Self-Help International (SHI) devotes its efforts to alleviating world hunger and poverty by providing opportunities to rural citizens that ultimately lead to self-reliance. Since its inception, Self-Help has served as a vessel; training, education, and opportunities are provided to rural citizens and whole communities in developing countries so that they can have better lives.
Founder Vern Schield established Self-Help International as an ecumenical, non-profit 501(c)(3) organization in 1959. Raised on a farm during the Depression, Schield observed hard working farmers in developing countries unable to get ahead due to limited means and inadequate farming practices. He developed a small, sturdy, tractor called the “Self-Helper” which was shipped to nearly 50 countries around the world for over thirty years. This was a significant beginning for Self-Help’s work with farmers.
As time continued and world conditions changed, Self-Help began fulfilling its mission from a new angle. SHI discontinued tractor distribution and turned to Ghana, West Africa at the request of Nobel Peace Prize Laureate, Dr. Norman Borlaug. He requested a partnership and since then SHI has devoted its efforts to training farmers in agricultural development at the grass roots level. Training and education include: benefits of growing Quality Protein Maize (QPM) as seed to increase yields and to improve diets, to improve cultivation practices, to introduce post-harvest technology, to provide marketing tools and the concept of savings, and to provide basic instruction in nutrition and family healthcare.
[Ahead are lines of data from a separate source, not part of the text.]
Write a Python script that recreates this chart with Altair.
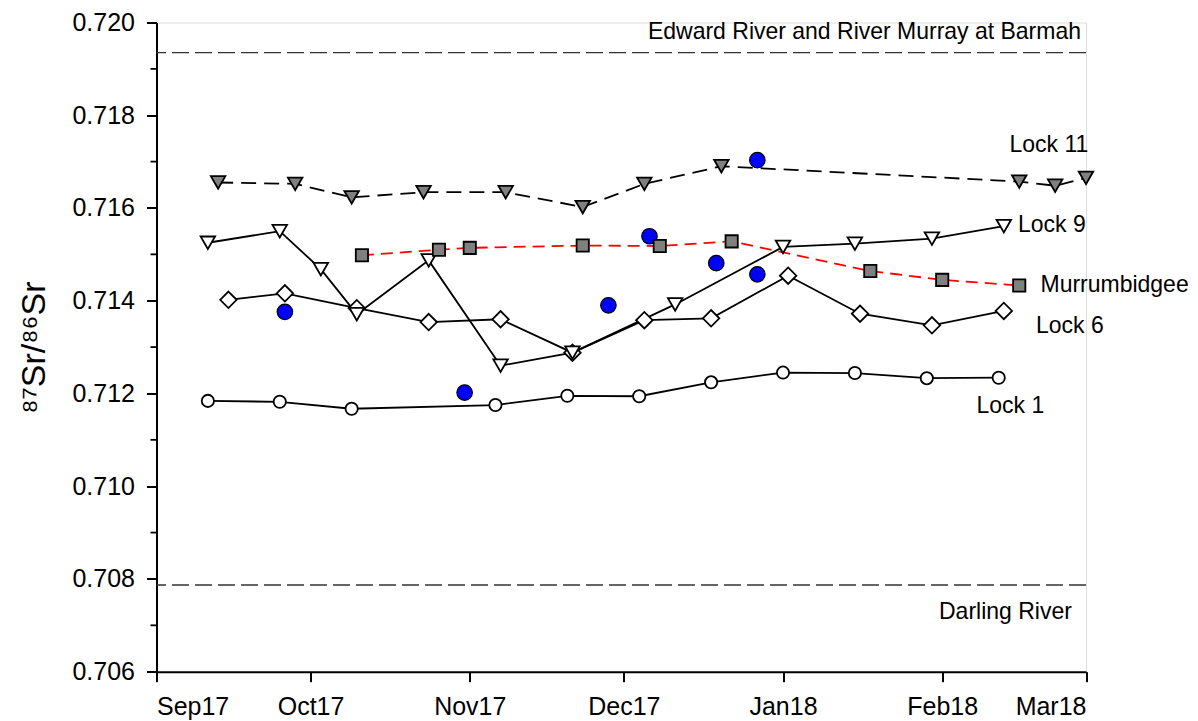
import altair as alt
import pandas as pd

# ---------------- data ----------------
lock1_dates = ["2017-09-11", "2017-09-25", "2017-10-09", "2017-11-06", "2017-11-20",
               "2017-12-04", "2017-12-18", "2018-01-01", "2018-01-15", "2018-01-29", "2018-02-12"]
lock1_vals = [0.71184, 0.71182, 0.71167, 0.71175, 0.71195,
              0.71194, 0.71224, 0.71245, 0.71244, 0.71233, 0.71234]

lock6_dates = ["2017-09-15", "2017-09-26", "2017-10-10", "2017-10-24", "2017-11-07", "2017-11-21",
               "2017-12-05", "2017-12-18", "2018-01-02", "2018-01-16", "2018-01-30", "2018-02-13"]
lock6_vals = [0.71402, 0.71416, 0.71384, 0.71354, 0.71360, 0.71288,
              0.71358, 0.71362, 0.71454, 0.71372, 0.71347, 0.71378]

lock9_dates = ["2017-09-11", "2017-09-25", "2017-10-03", "2017-10-10", "2017-10-24", "2017-11-07",
               "2017-11-21", "2017-12-11", "2018-01-01", "2018-01-15", "2018-01-30", "2018-02-13"]
lock9_vals = [0.71525, 0.71550, 0.71468, 0.71371, 0.71487, 0.71260,
              0.71288, 0.71392, 0.71516, 0.71523, 0.71534, 0.71561]

lock11_dates = ["2017-09-13", "2017-09-28", "2017-10-09", "2017-10-23", "2017-11-08", "2017-11-23",
                "2017-12-05", "2017-12-20", "2018-02-16", "2018-02-23", "2018-03-01"]
lock11_vals = [0.71655, 0.71652, 0.71623, 0.71634, 0.71634, 0.71602,
               0.71652, 0.71690, 0.71657, 0.71648, 0.71665]

murr_dates = ["2017-10-11", "2017-10-26", "2017-11-01", "2017-11-23", "2017-12-08",
              "2017-12-22", "2018-01-18", "2018-02-01", "2018-02-16"]
murr_vals = [0.71498, 0.71510, 0.71514, 0.71519, 0.71518,
             0.71528, 0.71464, 0.71445, 0.71433]

blue_dates = ["2017-09-26", "2017-10-31", "2017-11-28", "2017-12-06", "2017-12-19",
              "2017-12-27", "2017-12-27"]
blue_vals = [0.71376, 0.71202, 0.71390, 0.71539, 0.71481, 0.71457, 0.71703]

edward_val = 0.71935
darling_val = 0.70787

y_major = [0.706, 0.708, 0.710, 0.712, 0.714, 0.716, 0.718, 0.720]
y_minor = [0.707, 0.709, 0.711, 0.713, 0.715, 0.717, 0.719]
x_months = [(2017, 9), (2017, 10), (2017, 11), (2017, 12), (2018, 1), (2018, 2), (2018, 3)]

FONT = "Liberation Sans"

# ---------------- scales / axes ----------------
xscale = alt.Scale(type="utc",
                   domain=[alt.DateTime(year=2017, month=9, date=1, utc=True),
                           alt.DateTime(year=2018, month=3, date=1, utc=True)])
yscale = alt.Scale(domain=[0.706, 0.720], nice=False, zero=False)

xaxis = alt.Axis(values=[alt.DateTime(year=y, month=m, date=1, utc=True) for y, m in x_months],
                 labelExpr="utcFormat(datum.value, '%b%y')", title=None, grid=False,
                 tickSize=10, tickWidth=2, domainWidth=2, labelPadding=13,
                 labelFontSize=25, labelFont=FONT, labelColor="black",
                 domainColor="black", tickColor="black")
yaxis = alt.Axis(values=y_major, format=".3f", title="⁸⁷Sr/⁸⁶Sr", grid=False,
                 tickSize=10, tickWidth=2, domainWidth=2, labelPadding=12,
                 labelFontSize=25, labelFont=FONT, labelColor="black",
                 domainColor="black", tickColor="black",
                 titleFont=FONT, titleFontSize=34, titleFontWeight="normal",
                 titleColor="black", titlePadding=20)

X = alt.X("date:T", scale=xscale, axis=xaxis)
Y = alt.Y("value:Q", scale=yscale, axis=yaxis)


def frame(dates, vals):
    return pd.DataFrame({"date": dates, "value": vals})


def line(dates, vals, color="black", dash=None, width=1.8):
    kw = dict(color=color, strokeWidth=width)
    if dash:
        kw["strokeDash"] = dash
    return alt.Chart(frame(dates, vals)).mark_line(**kw).encode(x=X, y=Y)


def pts(dates, vals, shape, size, fill, sw=1.8):
    return alt.Chart(frame(dates, vals)).mark_point(
        shape=shape, size=size, filled=True, fill=fill, stroke="black",
        strokeWidth=sw, opacity=1).encode(x=X, y=Y)


ref = alt.Chart(pd.DataFrame({"value": [edward_val, darling_val]})).mark_rule(
    color="#333333", strokeWidth=1.4, strokeDash=[17, 6]).encode(y=Y)

minor = alt.Chart(pd.DataFrame({"value": y_minor})).mark_rule(
    color="black", strokeWidth=1.8).encode(y=Y, x=alt.value(-6), x2=alt.value(0))

lines = [
    line(lock1_dates, lock1_vals),
    line(lock6_dates, lock6_vals),
    line(lock9_dates, lock9_vals),
    line(lock11_dates, lock11_vals, dash=[15, 8]),
    line(murr_dates, murr_vals, color="#FF0000", dash=[12, 7]),
]

blue = alt.Chart(frame(blue_dates, blue_vals)).mark_circle(
    size=240, color="#0000FF", stroke="black", strokeWidth=1.2, opacity=1).encode(x=X, y=Y)

markers = [
    pts(lock1_dates, lock1_vals, "circle", 150, "white"),
    pts(lock6_dates, lock6_vals, "diamond", 270, "white"),
    pts(lock9_dates, lock9_vals, "triangle-down", 210, "white"),
    pts(lock11_dates, lock11_vals, "triangle-down", 210, "#808080"),
    pts(murr_dates, murr_vals, "square", 150, "#808080"),
]

# text labels (pixel positions inside the plot area)
TOP = 14.5
label_text = ["Edward River and River Murray at Barmah", "Lock 11", "Lock 9", "Murrumbidgee",
              "Lock 6", "Lock 1", "Darling River"]
label_x = [924.5, 853.0, 861.5, 884.0, 879.5, 820.0, 782.5]
label_y = [v - 1.8 for v in [18.6, 131.0, 211.0, 271.0, 312.6, 392.0, 598.6]]
label_align = ["right", "left", "left", "left", "left", "left", "left"]

texts = []
for t, lx, ly, al in zip(label_text, label_x, label_y, label_align):
    texts.append(alt.Chart(pd.DataFrame({"t": [t]})).mark_text(
        font=FONT, fontSize=23, color="black", align=al, baseline="alphabetic").encode(
        text="t:N", x=alt.value(lx), y=alt.value(ly)))

chart = alt.layer(ref, minor, *lines, blue, *markers, *texts).properties(
    width=929.5, height=649.2,
    autosize=alt.AutoSizeParams(type="none"),
    padding={"left": 148.5, "top": TOP, "right": 104, "bottom": 50},
).configure_view(stroke=None).configure(background="white")

chart.save("out.html", embed_options={"renderer": "svg", "actions": False})
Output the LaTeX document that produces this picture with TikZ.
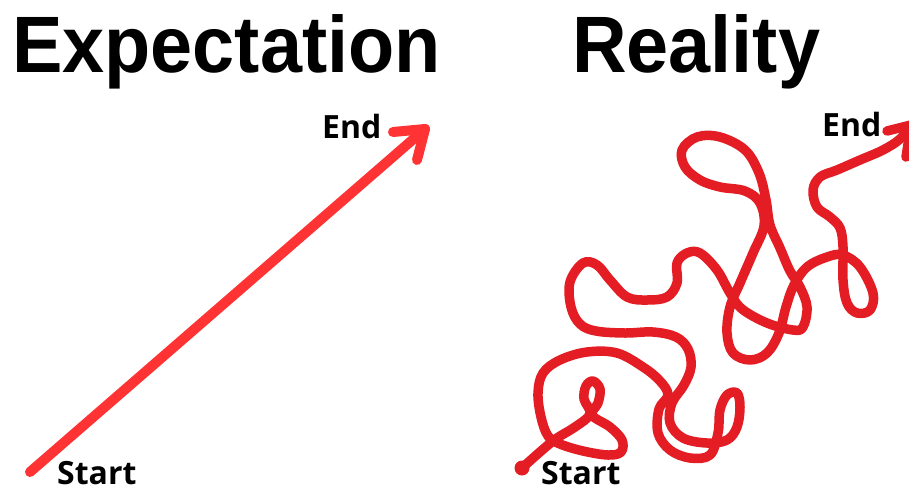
\documentclass[tikz,border=0pt]{standalone}
\usepackage{fontspec}
\setmainfont{Liberation Sans}
\newfontfamily\labelfont{Open Sans}
\definecolor{arrowred}{RGB}{255,51,51}
\definecolor{wigglered}{RGB}{228,28,36}
\begin{document}
\begin{tikzpicture}[x = 1pt, y = -1pt, line cap = round, line join = round,
	heading/.style = {anchor = base west, inner sep = 0pt, font = \fontsize{80}{80}\selectfont\bfseries},
	pointtext/.style = {anchor = base west, inner sep = 0pt, font = \labelfont\fontsize{32}{32}\selectfont\bfseries},
	straight/.style = {arrowred, line width = 10pt},
	wiggle/.style = {wigglered, line width = 9.5pt}]
	\useasboundingbox (0,0) rectangle (909,490);
	\clip (0,0) rectangle (909,490);
	\node [heading] (expect) at (12,72) {\scalebox{0.945}[1]{Expectation}};
	\node [heading] (reality) at (572,72) {\scalebox{0.945}[1]{Reality}};
	\node [pointtext] (start1) at (57,484) {Start};
	\node [pointtext] (end1) at (322,138) {End};
	\node [pointtext] (start2) at (541,484) {Start};
	\node [pointtext] (end2) at (822,136) {End};
	\coordinate (s1) at (30,472);
	\coordinate (e1) at (425,129);
	\coordinate (e1l) at (393,132);
	\coordinate (e1d) at (417,160);
	\draw [straight] (s1) -- (e1);
	\draw [straight] (e1l) -- (e1) -- (e1d);
	\coordinate (s2) at (522,468);
	\coordinate (e2) at (911,125);
	\coordinate (e2l) at (887,131);
	\coordinate (e2d) at (906,157);
	\fill [wigglered] (s2) circle (7.5);
	\draw [wiggle] plot [smooth, tension = 0.6] coordinates {
		(522,468) (553,441) (575,427) (590,414) (584,399) (586,386) (593,381) (600,389)
		(598,403) (592,415) (610,427) (622,440) (621,452) (608,455) (583,451) (560,444)
		(548,436) (541,417) (538,393) (543,373) (560,360) (587,352) (617,353) (643,367)
		(660,381) (668,395) (659,409) (658,433) (670,450) (690,458) (710,455) (718,433)
		(720,410) (727,395) (737,393) (740,407) (737,427) (727,440) (707,443) (683,438)
		(670,423) (672,403) (684,385) (691,367) (688,349) (676,337) (653,332) (625,333)
		(596,331) (580,324) (571,307) (570,282) (583,263) (597,265) (610,280) (627,297)
		(647,300) (667,297) (677,283) (677,263) (687,253) (700,253) (717,270) (730,293)
		(742,309) (767,323) (793,330) (803,327) (807,307) (800,287) (790,271) (780,248)
		(770,225) (766,200) (759,173) (745,150) (720,137) (697,137) (682,150) (685,167)
		(700,180) (720,187) (745,191) (760,203) (764,226) (753,253) (740,283) (730,307)
		(727,333) (733,353) (750,360) (767,353) (779,333) (786,307) (794,285) (807,267)
		(827,257) (843,255) (860,267) (873,293) (870,310) (857,313) (847,303) (843,280)
		(843,247) (840,228) (830,217) (817,207) (813,190) (820,177) (837,170) (860,160)
		(883,150) (900,139) (911,125)};
	\draw [wiggle] (e2l) -- (e2) -- (e2d);
\end{tikzpicture}
\end{document}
Since 1989, Self-Help has carried out its mission in cooperation with the Ghanaian Ministries of Agriculture and Health and other non-government organizations. Self-Help currently works with Ghanaian farm families from more than 50 rural communities in 19 of 20 districts.
In 1999, SHI began the women’s micro-credit enterprise program, designed to empower women by allowing them to start or expand their own businesses. That same year, Self-Help began work in Nicaragua, using the successful training and education programs in Ghana as their model. SHI introduces, promotes and, grows its own Quality Protein Maize seed to improve crops and nutrition for Nicaraguans, women’s micro-credit enterprises increase income, and a children’s feeding project targets malnutrition.
Combined efforts have increased QPM production from 5 farmers in 1999 to 55,000 farmers 12 years later, with numbers continuing to increase.